Per ottenere questo “risultato” crede nell’idea della «squadra– Stato»?
Sono contrario a questa definizione. La Procura non può far parte di nessuna squadra; il mio Ufficio, per sua natura, persegue fatti illeciti. Possiamo avere “compagni di viaggio” con chi concorre per la crescita legale del territorio, ma non possiamo sentirci «legati» a vincoli di appartenenza a presunte squadre.

Vi sentiti arbitri?
Noi interveniamo quando si manifesta una patologia, non ha abbiamo una funzione di prevenzione. Sono altri gli Enti che devono lavorare sugli anticorpi.

Quale pericolo avverte in questo momento?
Ho il timore che non si faccia un «salto di qualità» che, però, è alla portata di tutti. Politicamente si devono investire più risorse sul territorio. La società civile si sta svegliando: è lo Stato che deve coinvolgere maggiormente la gente. Ciascuno secondo le proprie competenze: per la giustizia, ad esempio, occorre maggiore tempismo nelle risposte ai cittadini. Il rischio è sprecare questa grande occasione: così gli spazi lasciati «vuoti» possano essere ri–occupati da nuove leve della criminalità organizzata. Oggi, a Reggio Calabria, gli equilibri sono cambiati: i clan devono, nuovamente, tornare a intimidire perché hanno la necessità di riaffermare alla gente comune la propria asfissiante presenza; la gente comune deve decidere di non riconoscere più questo strapotere.

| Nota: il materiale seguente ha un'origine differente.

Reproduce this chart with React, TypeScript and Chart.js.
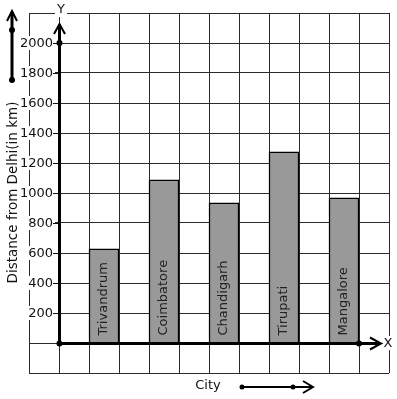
import React, { useEffect, useRef } from "react";
import { Chart, registerables } from "chart.js";

Chart.register(...registerables);

const cities = ["Trivandrum", "Coimbatore", "Chandigarh", "Tirupati", "Mangalore"];
const distances = [628, 1088, 935, 1275, 968];
const yTickValues = [200, 400, 600, 800, 1000, 1200, 1400, 1600, 1800, 2000];
const yTitle = "Distance from Delhi(in km)";
const xTitle = "City";

const SLOTS = 12;
const slotLabels: string[] = Array(SLOTS).fill("");
const slotData: (number | null)[] = Array(SLOTS).fill(null);
cities.forEach((c, i) => {
  slotLabels[2 + 2 * i] = c;
  slotData[2 + 2 * i] = distances[i];
});

const FONT = "13px 'DejaVu Sans'";

function dot(ctx: CanvasRenderingContext2D, x: number, y: number, r = 3) {
  ctx.beginPath();
  ctx.arc(x, y, r, 0, Math.PI * 2);
  ctx.fill();
}

const overlay = {
  id: "overlay",
  afterDraw(chart: any) {
    const ctx: CanvasRenderingContext2D = chart.ctx;
    const xs = chart.scales.x;
    const ys = chart.scales.y;
    const ox = Math.round(xs.getPixelForValue(1) - (xs.getPixelForValue(2) - xs.getPixelForValue(1)) / 2) + 0.5;
    const oy = Math.round(ys.getPixelForValue(0)) + 0.5;
    ctx.save();

    // bar labels
    ctx.fillStyle = "#222";
    ctx.font = FONT;
    ctx.textAlign = "left";
    ctx.textBaseline = "middle";
    cities.forEach((c, i) => {
      const cx = xs.getPixelForValue(2 + 2 * i);
      ctx.save();
      ctx.translate(cx, oy - 8);
      ctx.rotate(-Math.PI / 2);
      ctx.fillText(c, 0, 0);
      ctx.restore();
    });

    // y tick labels
    ctx.textAlign = "right";
    yTickValues.forEach((v) => {
      const py = ys.getPixelForValue(v);
      const label = String(v);
      const w = ctx.measureText(label).width;
      ctx.fillStyle = "#fff";
      ctx.fillRect(53 - w - 3, py - 7, w + 5, 14);
      ctx.fillStyle = "#111";
      ctx.fillText(label, 53, py + 0.5);
      ctx.strokeStyle = "#111";
      ctx.lineWidth = 1;
      ctx.beginPath();
      ctx.moveTo(53, Math.round(py) + 0.5);
      ctx.lineTo(ox, Math.round(py) + 0.5);
      ctx.stroke();
    });

    // Y label
    ctx.textAlign = "center";
    ctx.fillStyle = "#fff";
    ctx.fillRect(55, 3, 12, 14);
    ctx.fillStyle = "#111";
    ctx.fillText("Y", 61, 10);

    // X label
    ctx.fillStyle = "#fff";
    ctx.fillRect(383, 336, 12, 14);
    ctx.fillStyle = "#111";
    ctx.fillText("X", 388, oy);

    // axes
    ctx.strokeStyle = "#000";
    ctx.fillStyle = "#000";
    ctx.lineWidth = 3;
    ctx.lineCap = "butt";
    ctx.beginPath();
    ctx.moveTo(ox, oy);
    ctx.lineTo(ox, 24);
    ctx.moveTo(ox, oy);
    ctx.lineTo(380, oy);
    ctx.stroke();
    ctx.lineWidth = 2;
    ctx.beginPath();
    ctx.moveTo(54, 34);
    ctx.lineTo(ox, 24);
    ctx.lineTo(65, 34);
    ctx.moveTo(370, oy - 6);
    ctx.lineTo(381, oy);
    ctx.lineTo(370, oy + 6);
    ctx.stroke();
    dot(ctx, ox, oy);
    dot(ctx, ox, ys.getPixelForValue(2000));
    dot(ctx, xs.getPixelForValue(10) + 15, oy);

    // left decorative arrow
    ctx.lineWidth = 3;
    ctx.beginPath();
    ctx.moveTo(12, 80);
    ctx.lineTo(12, 12);
    ctx.stroke();
    ctx.lineWidth = 2;
    ctx.beginPath();
    ctx.moveTo(7, 21);
    ctx.lineTo(12, 11);
    ctx.lineTo(17, 21);
    ctx.stroke();
    dot(ctx, 12, 30);
    dot(ctx, 12, 80);

    // y title
    ctx.save();
    ctx.translate(13, 192.5);
    ctx.rotate(-Math.PI / 2);
    ctx.fillStyle = "#111";
    ctx.textAlign = "center";
    ctx.textBaseline = "middle";
    ctx.font = "13.5px 'DejaVu Sans'";
    ctx.fillText(yTitle, 0, 0);
    ctx.restore();

    // x title and arrow
    ctx.font = FONT;
    ctx.fillStyle = "#111";
    ctx.textAlign = "center";
    ctx.textBaseline = "middle";
    ctx.fillText(xTitle, 208, 386);
    ctx.strokeStyle = "#000";
    ctx.fillStyle = "#000";
    ctx.lineWidth = 2;
    ctx.beginPath();
    ctx.moveTo(242, 387);
    ctx.lineTo(312, 387);
    ctx.moveTo(303, 381);
    ctx.lineTo(313, 387);
    ctx.lineTo(303, 393);
    ctx.stroke();
    dot(ctx, 242, 387, 2.5);
    dot(ctx, 293, 387, 2.5);

    ctx.restore();
  },
};

export default function App() {
  const ref = useRef<HTMLCanvasElement | null>(null);
  useEffect(() => {
    if (!ref.current) return;
    const chart = new Chart(ref.current, {
      type: "bar",
      data: {
        labels: slotLabels,
        datasets: [
          {
            data: slotData,
            backgroundColor: "#999999",
            borderColor: "#000",
            borderWidth: 1.5,
            barPercentage: 1,
            categoryPercentage: 1,
          },
        ],
      },
      options: {
        animation: false,
        responsive: false,
        events: [],
        layout: { padding: { left: 29, top: 13, right: 8, bottom: 26 } },
        plugins: { legend: { display: false }, tooltip: { enabled: false } },
        scales: {
          x: {
            type: "category",
            offset: true,
            grid: { offset: true, color: "#2a2a2a", lineWidth: 1, drawTicks: false },
            border: { display: false },
            ticks: { display: false },
            afterFit: (s: any) => {
              s.height = 0;
            },
          },
          y: {
            type: "linear",
            min: -200,
            max: 2200,
            ticks: { display: false, stepSize: 200 },
            grid: { color: "#2a2a2a", lineWidth: 1, drawTicks: false },
            border: { display: false },
            afterFit: (s: any) => {
              s.width = 0;
            },
          },
        },
      },
      plugins: [overlay],
    });
    return () => chart.destroy();
  }, []);
  return (
    <div style={{ position: "fixed", left: 0, top: 0, width: 397, height: 399, background: "#fff" }}>
      <canvas ref={ref} width={397} height={399} />
    </div>
  );
}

Eppure la ‘ndrangheta sta mutando Dna, e non da ora. Parliamo di massomafia.
Le prime cointeressenze tra gruppi di potere e ‘ndrangheta risalgono a diversi decenni fa. Questo ha reso più difficile il contrasto ai clan: la magistratura, però, ha dimostrato di non fermarsi davanti a nessuno. A sostenere quest’azione c’è la gente che è stanca di subire continuamente queste angherie.

Forse è stanca anche di leggere nomi di impresentabili tra i candidati alle elezioni.
La politica non deve valutare i fatti come la magistratura. Vanno osservati atteggiamenti e condotte che non sempre devono coincidere con condanne penali. Altrimenti, è chiaro che la politica decide di perdere una partita che la riguarda in prima persona.